Shortly after dusk, it started raining lightly and before long we had all abandoned the fire for our shelters for the first night. Day 1 was done.

Pathfinder System Basics Class - Part 1

I finally made the decision to take one of Dave Canterbury's Pathfinder Survival Classes. Dave's classes are by far the most affordable and it looked like what I had been searching for for quite some time. Dave offers two classes; a basic and advanced. I signed up for the Pathfinder System Basics Class.

I had been doing some on-line research and found that Dave and others have a very large library of YouTube videos that do a lot of teaching on a lot of subjects. I started watching some and trying out a few things. I started buying the things I had been wanting for a while and finally got them off my to-do list.

Before I knew it, I had a new Mora knife, two ALICE packs, lots of parachute cord and quite a bit of other stuff. I had built my 10 piece kit and it had about 50 pieces.

I had signed up for the September 24-27 class in South East Ohio. I was ready to go.

The website and some of the communications with Dave and his family left a few things fuzzy and I had expected some kind of email or letter with final details that never came. Luckily Dave responds to emails pretty quickly when he isn't in the bush killing alligators and such. I had met a couple other students on Facebook and we compared notes and headed to the right spot on the right day at the right time.

The class location was a good seven plus hours from my home in MD, so I drove to Pittsburgh the day before class started and visited with the family. At 0230 Friday morning, I got up and headed to OH. It took about three and a half hours to get to the rest stop meeting place and I was there with plenty of time to spare.

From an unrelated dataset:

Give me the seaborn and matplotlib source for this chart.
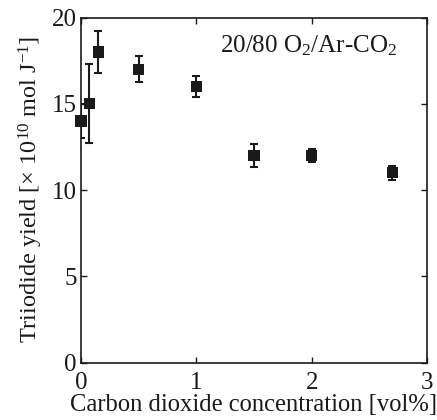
import numpy as np
import pandas as pd
import matplotlib
matplotlib.use("Agg")
import matplotlib.pyplot as plt
import seaborn as sns

# CO2 concentration [vol%] and triiodide yield with error
co2 = [0.0, 0.07, 0.15, 0.5, 1.0, 1.5, 2.0, 2.7]
yield_vals = [14.0, 15.0, 18.0, 17.0, 16.0, 12.0, 12.0, 11.0]
yield_err = [1.0, 2.3, 1.2, 0.75, 0.6, 0.65, 0.4, 0.4]

x_ticks = [0, 1, 2, 3]
y_ticks = [0, 5, 10, 15, 20]

sns.set_style("ticks")
plt.rcParams["font.family"] = ["Liberation Serif", "DejaVu Serif"]
plt.rcParams["mathtext.fontset"] = "custom"
plt.rcParams["mathtext.rm"] = "Liberation Serif"
plt.rcParams["mathtext.it"] = "Liberation Serif:italic"
plt.rcParams["mathtext.default"] = "rm"

df = pd.DataFrame({"co2": co2, "y": yield_vals, "err": yield_err})

fig = plt.figure(figsize=(4.37, 4.2), dpi=100)
ax = fig.add_axes([81 / 437, 1 - 362.5 / 420, 346 / 437, 345 / 420])

ax.errorbar(df["co2"], df["y"], yerr=df["err"], fmt="none", ecolor="#1a1a1a",
            elinewidth=1.5, capsize=3.2, capthick=1.5, zorder=2)
sns.scatterplot(data=df, x="co2", y="y", marker="s", s=64, color="#1a1a1a",
                edgecolor="none", ax=ax, zorder=3, clip_on=False)

ax.set_xlim(0, 3)
ax.set_ylim(0, 20)
ax.set_xticks(x_ticks)
ax.set_yticks(y_ticks)
ax.tick_params(direction="in", top=True, right=True, length=4, width=1,
               labelsize=18, colors="#1a1a1a")
ax.tick_params(axis="x", pad=7)
ax.tick_params(axis="y", pad=3)
for s in ax.spines.values():
    s.set_linewidth(1.2)
    s.set_color("#1a1a1a")
    s.set_visible(True)

ax.set_xlabel("Carbon dioxide concentration [vol%]", fontsize=17.7, labelpad=0,
              color="#1a1a1a")
ax.set_ylabel(r"Triiodide yield [$\times$ 10$^{10}$ mol J$^{-1}$]", fontsize=17.5,
              labelpad=5, color="#1a1a1a")
ax.text(0.913, 0.955, r"20/80 O$_2$/Ar-CO$_2$", transform=ax.transAxes,
        ha="right", va="top", fontsize=18, color="#1a1a1a")

fig.savefig("out.png", dpi=100)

I immediately started recognizing other students and we introduced ourselves and started getting to know each other. Before long Dave and his wife Iris arrived in his truck. We all signed a liability release, had a short safety brief and then we made a caravan to the school site about 10 miles away. Our adventure had begun...

Thursday, September 23, 2010


I have decided to use this blog to chart my journey into self-reliance. My work continues in a good direction, and that is good, but I want to write about what possesses me currently and that is survivability and self reliance. I have been a survivalist for a very long time, not the crazy eyed, shoot first, eat you later type, but the type that wants to always be ready for any situation and revels in being prepared for whatever shit hits whatever fan.

I have always loved the outdoors and being in nature is a natural thing for me. I have been hoping to attend a commercial survival school for quite some time and when I discovered Dave Canterbury and his Pathfinder School, I knew I had found my solution.

All the schools I had been monitoring and dreaming about were out in the desert Midwest and I really wanted to try something closer to my current home and in the environment I was used to; the eastern woodlands.

After seeing Dual Survivor on the Discovery Channel and doing some research on Dave Canterbury, I knew that I had found the right system and school for me.

I grew up camping and doing things outdoors. My brothers and I have spent many a time out and about in nature doing things like hiking, camping and hunting. I have always liked reeking of wood smoke and having dirt under my fingernails. I still marvel when someone asks me what poison ivy looks like as I thought that was the first thing you learned when you ventured into the outdoors.

I plan to chronicle my latest adventures into survivability and self reliance on these pages and maybe someone will actually read them.